On Friday, 18 January 2019 at 18:48:00 UTC, H. S. Teoh wrote:
I'm also not a big fan of dub, but I'm in the minority around these parts. Having grown up on makefiles and dealt with them in a large project at my day job, I've developed a great distaste for them, and nowadays the standard build tool I reach for is SCons. Though possibly in the not-so-distant future I might start using something more scalable like Tup, or Button, written by one of our very own D community members. But for small projects, just plain ole dmd is Good Enough(tm) for me.

The trick with makefiles is that they work well for a single developer, or a single project, but become an issue when dealing with multiple libraries, each one coming with its own makefile (if you're lucky, if you're not, you have multiple CMake/SCons/etc. systems to deal with). Makefiles are very tricky to do crossplatform, especially on Windows, and usually they aren't enough, I've often seen people use bash/python/ruby scripts to drive the building process anyway.

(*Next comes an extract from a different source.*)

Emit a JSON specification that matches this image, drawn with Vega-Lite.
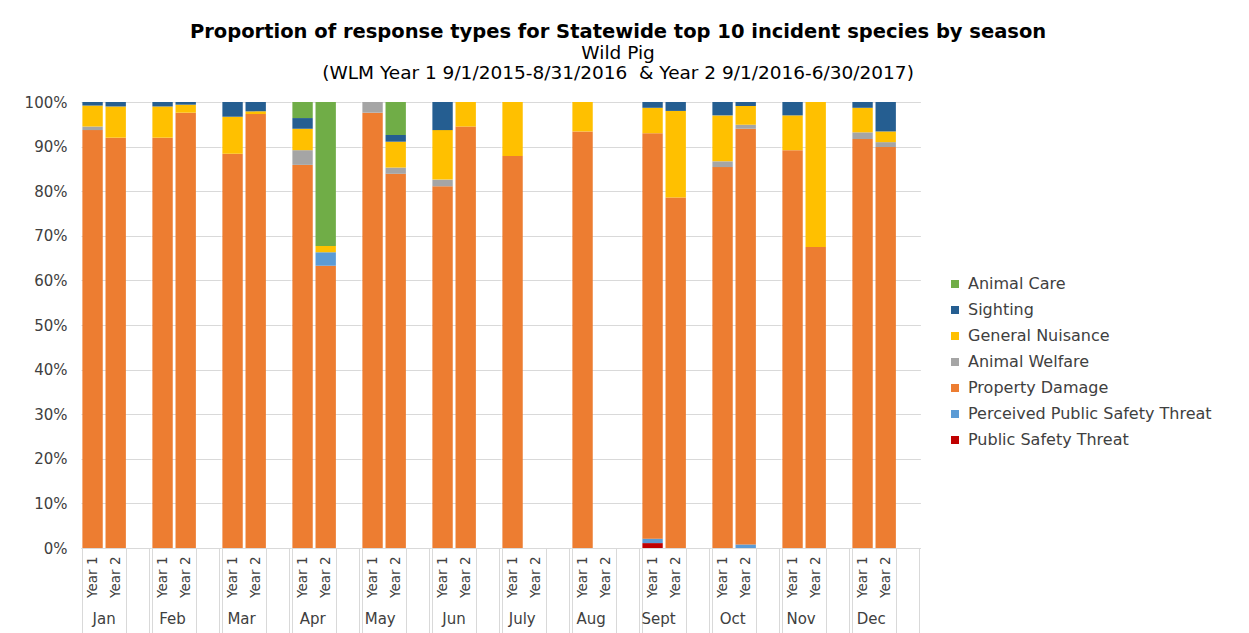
{
  "$schema": "https://vega.github.io/schema/vega-lite/v6.json",
  "background": "white",
  "padding": {"left": 24, "top": 22, "right": 5, "bottom": 0},
  "bounds": "flush",
  "title": {
    "text": "Proportion of response types for Statewide top 10 incident species by season",
    "subtitle": ["Wild Pig", "(WLM Year 1 9/1/2015-8/31/2016 \u00a0& Year 2 9/1/2016-6/30/2017)"],
    "anchor": "middle",
    "frame": "bounds",
    "font": "DejaVu Sans",
    "fontSize": 19.5,
    "fontWeight": "bold",
    "color": "black",
    "subtitleFont": "DejaVu Sans",
    "subtitleFontSize": 18.5,
    "subtitleLineHeight": 20,
    "subtitleColor": "black",
    "subtitlePadding": 1,
    "offset": 12
  },
  "data": {
    "values": [
      {"month": "Jan", "year": "Year 1", "response": "Property Damage", "pct": 93.7},
      {"month": "Jan", "year": "Year 1", "response": "Animal Welfare", "pct": 0.8},
      {"month": "Jan", "year": "Year 1", "response": "General Nuisance", "pct": 4.7},
      {"month": "Jan", "year": "Year 1", "response": "Sighting", "pct": 0.8},
      {"month": "Jan", "year": "Year 2", "response": "Property Damage", "pct": 92.0},
      {"month": "Jan", "year": "Year 2", "response": "General Nuisance", "pct": 7.0},
      {"month": "Jan", "year": "Year 2", "response": "Sighting", "pct": 1.0},
      {"month": "Feb", "year": "Year 1", "response": "Property Damage", "pct": 92.0},
      {"month": "Feb", "year": "Year 1", "response": "General Nuisance", "pct": 7.0},
      {"month": "Feb", "year": "Year 1", "response": "Sighting", "pct": 1.0},
      {"month": "Feb", "year": "Year 2", "response": "Property Damage", "pct": 97.6},
      {"month": "Feb", "year": "Year 2", "response": "General Nuisance", "pct": 1.8},
      {"month": "Feb", "year": "Year 2", "response": "Sighting", "pct": 0.6},
      {"month": "Mar", "year": "Year 1", "response": "Property Damage", "pct": 88.4},
      {"month": "Mar", "year": "Year 1", "response": "General Nuisance", "pct": 8.3},
      {"month": "Mar", "year": "Year 1", "response": "Sighting", "pct": 3.3},
      {"month": "Mar", "year": "Year 2", "response": "Property Damage", "pct": 97.3},
      {"month": "Mar", "year": "Year 2", "response": "General Nuisance", "pct": 0.6},
      {"month": "Mar", "year": "Year 2", "response": "Sighting", "pct": 2.1},
      {"month": "Apr", "year": "Year 1", "response": "Property Damage", "pct": 85.9},
      {"month": "Apr", "year": "Year 1", "response": "Animal Welfare", "pct": 3.3},
      {"month": "Apr", "year": "Year 1", "response": "General Nuisance", "pct": 4.8},
      {"month": "Apr", "year": "Year 1", "response": "Sighting", "pct": 2.4},
      {"month": "Apr", "year": "Year 1", "response": "Animal Care", "pct": 3.6},
      {"month": "Apr", "year": "Year 2", "response": "Property Damage", "pct": 63.3},
      {"month": "Apr", "year": "Year 2", "response": "Other", "pct": 3.0},
      {"month": "Apr", "year": "Year 2", "response": "General Nuisance", "pct": 1.4},
      {"month": "Apr", "year": "Year 2", "response": "Animal Care", "pct": 32.3},
      {"month": "May", "year": "Year 1", "response": "Property Damage", "pct": 97.6},
      {"month": "May", "year": "Year 1", "response": "Animal Welfare", "pct": 2.4},
      {"month": "May", "year": "Year 2", "response": "Property Damage", "pct": 83.9},
      {"month": "May", "year": "Year 2", "response": "Animal Welfare", "pct": 1.4},
      {"month": "May", "year": "Year 2", "response": "General Nuisance", "pct": 5.8},
      {"month": "May", "year": "Year 2", "response": "Sighting", "pct": 1.5},
      {"month": "May", "year": "Year 2", "response": "Animal Care", "pct": 7.4},
      {"month": "Jun", "year": "Year 1", "response": "Property Damage", "pct": 81.1},
      {"month": "Jun", "year": "Year 1", "response": "Animal Welfare", "pct": 1.5},
      {"month": "Jun", "year": "Year 1", "response": "General Nuisance", "pct": 11.1},
      {"month": "Jun", "year": "Year 1", "response": "Sighting", "pct": 6.3},
      {"month": "Jun", "year": "Year 2", "response": "Property Damage", "pct": 94.5},
      {"month": "Jun", "year": "Year 2", "response": "General Nuisance", "pct": 5.5},
      {"month": "July", "year": "Year 1", "response": "Property Damage", "pct": 87.9},
      {"month": "July", "year": "Year 1", "response": "General Nuisance", "pct": 12.1},
      {"month": "Aug", "year": "Year 1", "response": "Property Damage", "pct": 93.4},
      {"month": "Aug", "year": "Year 1", "response": "General Nuisance", "pct": 6.6},
      {"month": "Sept", "year": "Year 1", "response": "Public Safety Threat", "pct": 1.1},
      {"month": "Sept", "year": "Year 1", "response": "Perceived Public Safety Threat", "pct": 1.0},
      {"month": "Sept", "year": "Year 1", "response": "Property Damage", "pct": 90.9},
      {"month": "Sept", "year": "Year 1", "response": "General Nuisance", "pct": 5.7},
      {"month": "Sept", "year": "Year 1", "response": "Sighting", "pct": 1.3},
      {"month": "Sept", "year": "Year 2", "response": "Property Damage", "pct": 78.6},
      {"month": "Sept", "year": "Year 2", "response": "General Nuisance", "pct": 19.4},
      {"month": "Sept", "year": "Year 2", "response": "Sighting", "pct": 2.0},
      {"month": "Oct", "year": "Year 1", "response": "Property Damage", "pct": 85.4},
      {"month": "Oct", "year": "Year 1", "response": "Animal Welfare", "pct": 1.3},
      {"month": "Oct", "year": "Year 1", "response": "General Nuisance", "pct": 10.3},
      {"month": "Oct", "year": "Year 1", "response": "Sighting", "pct": 3.0},
      {"month": "Oct", "year": "Year 2", "response": "Perceived Public Safety Threat", "pct": 0.8},
      {"month": "Oct", "year": "Year 2", "response": "Property Damage", "pct": 93.2},
      {"month": "Oct", "year": "Year 2", "response": "Animal Welfare", "pct": 0.9},
      {"month": "Oct", "year": "Year 2", "response": "General Nuisance", "pct": 4.2},
      {"month": "Oct", "year": "Year 2", "response": "Sighting", "pct": 0.9},
      {"month": "Nov", "year": "Year 1", "response": "Property Damage", "pct": 89.2},
      {"month": "Nov", "year": "Year 1", "response": "General Nuisance", "pct": 7.8},
      {"month": "Nov", "year": "Year 1", "response": "Sighting", "pct": 3.0},
      {"month": "Nov", "year": "Year 2", "response": "Property Damage", "pct": 67.5},
      {"month": "Nov", "year": "Year 2", "response": "General Nuisance", "pct": 32.5},
      {"month": "Dec", "year": "Year 1", "response": "Property Damage", "pct": 91.7},
      {"month": "Dec", "year": "Year 1", "response": "Animal Welfare", "pct": 1.5},
      {"month": "Dec", "year": "Year 1", "response": "General Nuisance", "pct": 5.5},
      {"month": "Dec", "year": "Year 1", "response": "Sighting", "pct": 1.3},
      {"month": "Dec", "year": "Year 2", "response": "Property Damage", "pct": 89.9},
      {"month": "Dec", "year": "Year 2", "response": "Animal Welfare", "pct": 1.1},
      {"month": "Dec", "year": "Year 2", "response": "General Nuisance", "pct": 2.4},
      {"month": "Dec", "year": "Year 2", "response": "Sighting", "pct": 6.6}
    ]
  },
  "transform": [
    {
      "lookup": "response",
      "from": {
        "data": {
          "values": [
            {"response": "Public Safety Threat", "stackRank": 0},
            {"response": "Perceived Public Safety Threat", "stackRank": 1},
            {"response": "Property Damage", "stackRank": 2},
            {"response": "Other", "stackRank": 3},
            {"response": "Animal Welfare", "stackRank": 4},
            {"response": "General Nuisance", "stackRank": 5},
            {"response": "Sighting", "stackRank": 6},
            {"response": "Animal Care", "stackRank": 7}
          ]
        },
        "key": "response",
        "fields": ["stackRank"]
      }
    }
  ],
  "facet": {
    "column": {
      "field": "month",
      "type": "ordinal",
      "sort": ["Jan", "Feb", "Mar", "Apr", "May", "Jun", "July", "Aug", "Sept", "Oct", "Nov", "Dec"],
      "header": {
        "title": null,
        "labelOrient": "bottom",
        "labelAnchor": "middle",
        "labelAlign": "right",
        "labelFont": "DejaVu Sans",
        "labelFontSize": 15,
        "labelColor": "#404040",
        "labelPadding": -22
      }
    }
  },
  "spacing": 0,
  "spec": {
    "width": 69.4,
    "height": 446,
    "mark": {"type": "bar"},
    "encoding": {
      "x": {
        "field": "year",
        "type": "nominal",
        "scale": {"domain": ["Year 1", "Year 2", " "], "paddingInner": 0.12, "paddingOuter": 0.06},
        "axis": {
          "title": null,
          "labelAngle": -90,
          "labelFont": "DejaVu Sans",
          "labelFontSize": 13.5,
          "labelColor": "#404040",
          "labelPadding": -77,
          "domain": true,
          "domainColor": "#d9d9d9",
          "ticks": true,
          "tickBand": "extent",
          "tickSize": 85,
          "tickColor": {"condition": {"test": "datum.value === 'Year 1'", "value": "transparent"}, "value": "#d9d9d9"}
        }
      },
      "y": {
        "field": "pct",
        "type": "quantitative",
        "stack": "normalize",
        "scale": {"domain": [0, 1]},
        "axis": {
          "title": null,
          "format": ".0%",
          "values": [0, 0.1, 0.2, 0.3, 0.4, 0.5, 0.6, 0.7, 0.8, 0.9, 1],
          "domain": false,
          "ticks": false,
          "labelFont": "DejaVu Sans",
          "labelFontSize": 15,
          "labelColor": "#404040",
          "labelPadding": 14,
          "grid": true,
          "gridColor": "#d9d9d9"
        }
      },
      "order": {"field": "stackRank", "type": "quantitative", "sort": "ascending"},
      "color": {
        "field": "response",
        "type": "nominal",
        "sort": ["Animal Care", "Sighting", "General Nuisance", "Animal Welfare", "Other", "Property Damage", "Perceived Public Safety Threat", "Public Safety Threat"],
        "scale": {
          "domain": ["Animal Care", "Sighting", "General Nuisance", "Animal Welfare", "Other", "Property Damage", "Perceived Public Safety Threat", "Public Safety Threat"],
          "range": ["#70ad47", "#255e91", "#ffc000", "#a5a5a5", "#5b9bd5", "#ed7d31", "#5b9bd5", "#c00000"]
        },
        "legend": {
          "title": null,
          "values": ["Animal Care", "Sighting", "General Nuisance", "Animal Welfare", "Property Damage", "Perceived Public Safety Threat", "Public Safety Threat"],
          "orient": "none",
          "legendX": 866,
          "legendY": 174,
          "symbolType": "square",
          "symbolSize": 64,
          "symbolStrokeWidth": 0,
          "labelFont": "DejaVu Sans",
          "labelFontSize": 16,
          "labelLimit": 400,
          "labelColor": "#404040",
          "rowPadding": 10,
          "labelOffset": 5
        }
      }
    }
  },
  "config": {
    "view": {"stroke": null}
  }
}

The big thing dub provides is package management. Having a package manager is an important thing for a language nowadays. Gone are the days of hunting for library source, figuring out where to put includes. Just add a line in your dub.json file and you have the library. Need to upgrade to newer version? Just change the version in dub.json file. Need to download the problem from scratch? No problem, dub can use the json file to download all the dependencies in proper versions.